— Source data —
········

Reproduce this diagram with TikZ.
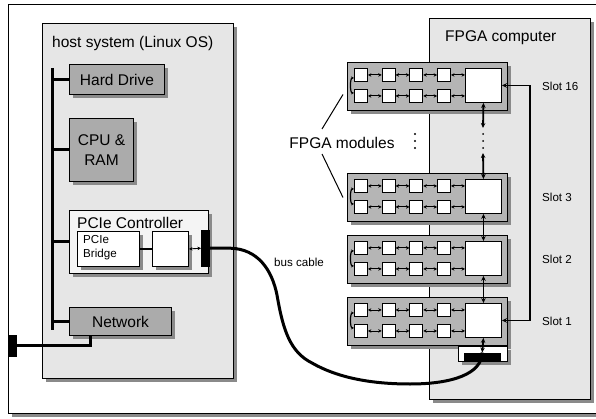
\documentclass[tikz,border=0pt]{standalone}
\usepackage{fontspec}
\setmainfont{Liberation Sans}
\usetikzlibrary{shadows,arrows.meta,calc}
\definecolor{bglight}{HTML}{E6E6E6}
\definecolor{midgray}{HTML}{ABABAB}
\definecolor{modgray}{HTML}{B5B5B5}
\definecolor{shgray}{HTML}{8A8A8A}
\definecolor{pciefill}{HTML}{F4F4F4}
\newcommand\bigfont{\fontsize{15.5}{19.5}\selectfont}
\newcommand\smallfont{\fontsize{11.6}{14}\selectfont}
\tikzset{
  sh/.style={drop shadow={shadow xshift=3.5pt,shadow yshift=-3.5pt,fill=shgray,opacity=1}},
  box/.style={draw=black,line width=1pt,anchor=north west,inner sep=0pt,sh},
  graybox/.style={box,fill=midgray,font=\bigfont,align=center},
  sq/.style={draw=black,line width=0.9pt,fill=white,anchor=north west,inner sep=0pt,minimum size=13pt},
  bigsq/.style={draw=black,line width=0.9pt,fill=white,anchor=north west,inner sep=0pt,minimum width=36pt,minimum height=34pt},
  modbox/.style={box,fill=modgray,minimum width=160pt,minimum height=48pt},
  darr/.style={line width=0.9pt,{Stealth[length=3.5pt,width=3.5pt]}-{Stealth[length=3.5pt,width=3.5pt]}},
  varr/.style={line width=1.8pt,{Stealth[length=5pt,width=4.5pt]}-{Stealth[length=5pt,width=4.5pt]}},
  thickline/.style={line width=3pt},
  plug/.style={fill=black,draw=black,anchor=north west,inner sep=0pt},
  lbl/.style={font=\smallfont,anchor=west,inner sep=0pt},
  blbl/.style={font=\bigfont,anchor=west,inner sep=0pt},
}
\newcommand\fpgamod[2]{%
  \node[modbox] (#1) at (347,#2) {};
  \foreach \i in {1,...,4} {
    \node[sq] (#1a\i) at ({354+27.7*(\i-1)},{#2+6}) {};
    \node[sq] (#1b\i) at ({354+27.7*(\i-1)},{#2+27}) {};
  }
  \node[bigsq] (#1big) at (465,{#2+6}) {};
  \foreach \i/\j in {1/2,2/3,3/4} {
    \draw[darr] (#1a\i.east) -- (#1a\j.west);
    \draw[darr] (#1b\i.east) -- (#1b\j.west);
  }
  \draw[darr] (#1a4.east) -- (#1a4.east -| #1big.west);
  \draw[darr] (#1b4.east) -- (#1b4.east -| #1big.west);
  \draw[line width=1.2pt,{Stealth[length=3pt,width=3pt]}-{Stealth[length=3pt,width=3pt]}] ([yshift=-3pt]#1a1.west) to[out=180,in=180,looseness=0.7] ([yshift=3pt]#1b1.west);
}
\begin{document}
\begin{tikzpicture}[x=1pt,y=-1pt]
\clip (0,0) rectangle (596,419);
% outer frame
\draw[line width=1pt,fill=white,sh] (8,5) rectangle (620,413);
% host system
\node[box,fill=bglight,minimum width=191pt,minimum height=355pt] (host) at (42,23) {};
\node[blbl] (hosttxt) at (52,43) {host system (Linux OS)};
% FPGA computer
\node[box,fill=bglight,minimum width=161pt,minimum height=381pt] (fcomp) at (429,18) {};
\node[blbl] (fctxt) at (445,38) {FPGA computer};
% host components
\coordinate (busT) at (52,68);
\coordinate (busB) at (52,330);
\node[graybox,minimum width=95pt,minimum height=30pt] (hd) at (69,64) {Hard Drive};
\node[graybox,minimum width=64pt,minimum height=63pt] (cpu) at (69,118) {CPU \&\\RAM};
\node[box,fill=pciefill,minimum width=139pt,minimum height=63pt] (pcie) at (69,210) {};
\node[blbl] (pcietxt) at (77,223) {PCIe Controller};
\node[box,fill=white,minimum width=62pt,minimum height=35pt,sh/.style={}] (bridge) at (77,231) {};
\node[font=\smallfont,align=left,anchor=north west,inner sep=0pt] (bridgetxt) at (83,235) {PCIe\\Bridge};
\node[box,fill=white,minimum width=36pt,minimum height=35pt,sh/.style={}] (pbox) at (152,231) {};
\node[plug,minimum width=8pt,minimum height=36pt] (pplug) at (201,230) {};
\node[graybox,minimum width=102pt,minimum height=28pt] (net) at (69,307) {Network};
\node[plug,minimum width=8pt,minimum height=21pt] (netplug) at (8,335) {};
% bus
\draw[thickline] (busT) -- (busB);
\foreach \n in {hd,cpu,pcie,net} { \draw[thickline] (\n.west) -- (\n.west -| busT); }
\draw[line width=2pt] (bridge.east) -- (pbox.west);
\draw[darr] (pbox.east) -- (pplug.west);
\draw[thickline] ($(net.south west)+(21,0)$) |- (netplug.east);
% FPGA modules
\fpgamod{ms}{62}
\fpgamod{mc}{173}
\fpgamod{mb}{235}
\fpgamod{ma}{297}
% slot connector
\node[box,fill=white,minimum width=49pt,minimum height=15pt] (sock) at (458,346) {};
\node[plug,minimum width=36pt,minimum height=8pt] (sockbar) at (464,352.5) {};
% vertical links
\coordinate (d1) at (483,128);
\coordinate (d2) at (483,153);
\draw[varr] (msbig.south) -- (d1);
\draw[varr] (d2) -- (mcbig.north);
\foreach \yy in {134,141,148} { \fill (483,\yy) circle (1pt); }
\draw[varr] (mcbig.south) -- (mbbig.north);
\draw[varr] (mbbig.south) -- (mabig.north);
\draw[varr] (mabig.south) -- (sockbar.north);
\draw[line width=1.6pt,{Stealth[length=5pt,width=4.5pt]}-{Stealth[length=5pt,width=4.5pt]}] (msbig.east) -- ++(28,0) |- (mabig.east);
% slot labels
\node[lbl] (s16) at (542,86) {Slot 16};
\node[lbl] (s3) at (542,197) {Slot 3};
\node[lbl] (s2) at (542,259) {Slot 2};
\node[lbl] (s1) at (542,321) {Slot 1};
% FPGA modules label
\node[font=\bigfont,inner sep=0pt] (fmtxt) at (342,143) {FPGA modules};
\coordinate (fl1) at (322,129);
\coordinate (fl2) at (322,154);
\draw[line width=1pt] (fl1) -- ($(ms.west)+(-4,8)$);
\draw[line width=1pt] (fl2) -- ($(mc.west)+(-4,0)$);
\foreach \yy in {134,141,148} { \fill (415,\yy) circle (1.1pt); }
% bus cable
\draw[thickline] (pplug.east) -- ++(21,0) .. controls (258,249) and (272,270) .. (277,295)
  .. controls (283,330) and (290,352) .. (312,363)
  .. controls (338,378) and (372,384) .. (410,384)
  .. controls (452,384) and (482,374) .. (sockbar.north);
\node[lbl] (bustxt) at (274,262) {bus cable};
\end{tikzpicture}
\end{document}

········

— Work to be completed —
Every line of text is to be repeated exactly; pictures are left out.

— Task response —
Reproduce this diagram with TikZ.
\documentclass[tikz,border=0pt]{standalone}
\usepackage{fontspec}
\setmainfont{Liberation Sans}
\usetikzlibrary{shadows,arrows.meta,calc}
\definecolor{bglight}{HTML}{E6E6E6}
\definecolor{midgray}{HTML}{ABABAB}
\definecolor{modgray}{HTML}{B5B5B5}
\definecolor{shgray}{HTML}{8A8A8A}
\definecolor{pciefill}{HTML}{F4F4F4}
\newcommand\bigfont{\fontsize{15.5}{19.5}\selectfont}
\newcommand\smallfont{\fontsize{11.6}{14}\selectfont}
\tikzset{
  sh/.style={drop shadow={shadow xshift=3.5pt,shadow yshift=-3.5pt,fill=shgray,opacity=1}},
  box/.style={draw=black,line width=1pt,anchor=north west,inner sep=0pt,sh},
  graybox/.style={box,fill=midgray,font=\bigfont,align=center},
  sq/.style={draw=black,line width=0.9pt,fill=white,anchor=north west,inner sep=0pt,minimum size=13pt},
  bigsq/.style={draw=black,line width=0.9pt,fill=white,anchor=north west,inner sep=0pt,minimum width=36pt,minimum height=34pt},
  modbox/.style={box,fill=modgray,minimum width=160pt,minimum height=48pt},
  darr/.style={line width=0.9pt,{Stealth[length=3.5pt,width=3.5pt]}-{Stealth[length=3.5pt,width=3.5pt]}},
  varr/.style={line width=1.8pt,{Stealth[length=5pt,width=4.5pt]}-{Stealth[length=5pt,width=4.5pt]}},
  thickline/.style={line width=3pt},
  plug/.style={fill=black,draw=black,anchor=north west,inner sep=0pt},
  lbl/.style={font=\smallfont,anchor=west,inner sep=0pt},
  blbl/.style={font=\bigfont,anchor=west,inner sep=0pt},
}
\newcommand\fpgamod[2]{%
  \node[modbox] (#1) at (347,#2) {};
  \foreach \i in {1,...,4} {
    \node[sq] (#1a\i) at ({354+27.7*(\i-1)},{#2+6}) {};
    \node[sq] (#1b\i) at ({354+27.7*(\i-1)},{#2+27}) {};
  }
  \node[bigsq] (#1big) at (465,{#2+6}) {};
  \foreach \i/\j in {1/2,2/3,3/4} {
    \draw[darr] (#1a\i.east) -- (#1a\j.west);
    \draw[darr] (#1b\i.east) -- (#1b\j.west);
  }
  \draw[darr] (#1a4.east) -- (#1a4.east -| #1big.west);
  \draw[darr] (#1b4.east) -- (#1b4.east -| #1big.west);
  \draw[line width=1.2pt,{Stealth[length=3pt,width=3pt]}-{Stealth[length=3pt,width=3pt]}] ([yshift=-3pt]#1a1.west) to[out=180,in=180,looseness=0.7] ([yshift=3pt]#1b1.west);
}
\begin{document}
\begin{tikzpicture}[x=1pt,y=-1pt]
\clip (0,0) rectangle (596,419);
% outer frame
\draw[line width=1pt,fill=white,sh] (8,5) rectangle (620,413);
% host system
\node[box,fill=bglight,minimum width=191pt,minimum height=355pt] (host) at (42,23) {};
\node[blbl] (hosttxt) at (52,43) {host system (Linux OS)};
% FPGA computer
\node[box,fill=bglight,minimum width=161pt,minimum height=381pt] (fcomp) at (429,18) {};
\node[blbl] (fctxt) at (445,38) {FPGA computer};
% host components
\coordinate (busT) at (52,68);
\coordinate (busB) at (52,330);
\node[graybox,minimum width=95pt,minimum height=30pt] (hd) at (69,64) {Hard Drive};
\node[graybox,minimum width=64pt,minimum height=63pt] (cpu) at (69,118) {CPU \&\\RAM};
\node[box,fill=pciefill,minimum width=139pt,minimum height=63pt] (pcie) at (69,210) {};
\node[blbl] (pcietxt) at (77,223) {PCIe Controller};
\node[box,fill=white,minimum width=62pt,minimum height=35pt,sh/.style={}] (bridge) at (77,231) {};
\node[font=\smallfont,align=left,anchor=north west,inner sep=0pt] (bridgetxt) at (83,235) {PCIe\\Bridge};
\node[box,fill=white,minimum width=36pt,minimum height=35pt,sh/.style={}] (pbox) at (152,231) {};
\node[plug,minimum width=8pt,minimum height=36pt] (pplug) at (201,230) {};
\node[graybox,minimum width=102pt,minimum height=28pt] (net) at (69,307) {Network};
\node[plug,minimum width=8pt,minimum height=21pt] (netplug) at (8,335) {};
% bus
\draw[thickline] (busT) -- (busB);
\foreach \n in {hd,cpu,pcie,net} { \draw[thickline] (\n.west) -- (\n.west -| busT); }
\draw[line width=2pt] (bridge.east) -- (pbox.west);
\draw[darr] (pbox.east) -- (pplug.west);
\draw[thickline] ($(net.south west)+(21,0)$) |- (netplug.east);
% FPGA modules
\fpgamod{ms}{62}
\fpgamod{mc}{173}
\fpgamod{mb}{235}
\fpgamod{ma}{297}
% slot connector
\node[box,fill=white,minimum width=49pt,minimum height=15pt] (sock) at (458,346) {};
\node[plug,minimum width=36pt,minimum height=8pt] (sockbar) at (464,352.5) {};
% vertical links
\coordinate (d1) at (483,128);
\coordinate (d2) at (483,153);
\draw[varr] (msbig.south) -- (d1);
\draw[varr] (d2) -- (mcbig.north);
\foreach \yy in {134,141,148} { \fill (483,\yy) circle (1pt); }
\draw[varr] (mcbig.south) -- (mbbig.north);
\draw[varr] (mbbig.south) -- (mabig.north);
\draw[varr] (mabig.south) -- (sockbar.north);
\draw[line width=1.6pt,{Stealth[length=5pt,width=4.5pt]}-{Stealth[length=5pt,width=4.5pt]}] (msbig.east) -- ++(28,0) |- (mabig.east);
% slot labels
\node[lbl] (s16) at (542,86) {Slot 16};
\node[lbl] (s3) at (542,197) {Slot 3};
\node[lbl] (s2) at (542,259) {Slot 2};
\node[lbl] (s1) at (542,321) {Slot 1};
% FPGA modules label
\node[font=\bigfont,inner sep=0pt] (fmtxt) at (342,143) {FPGA modules};
\coordinate (fl1) at (322,129);
\coordinate (fl2) at (322,154);
\draw[line width=1pt] (fl1) -- ($(ms.west)+(-4,8)$);
\draw[line width=1pt] (fl2) -- ($(mc.west)+(-4,0)$);
\foreach \yy in {134,141,148} { \fill (415,\yy) circle (1.1pt); }
% bus cable
\draw[thickline] (pplug.east) -- ++(21,0) .. controls (258,249) and (272,270) .. (277,295)
  .. controls (283,330) and (290,352) .. (312,363)
  .. controls (338,378) and (372,384) .. (410,384)
  .. controls (452,384) and (482,374) .. (sockbar.north);
\node[lbl] (bustxt) at (274,262) {bus cable};
\end{tikzpicture}
\end{document}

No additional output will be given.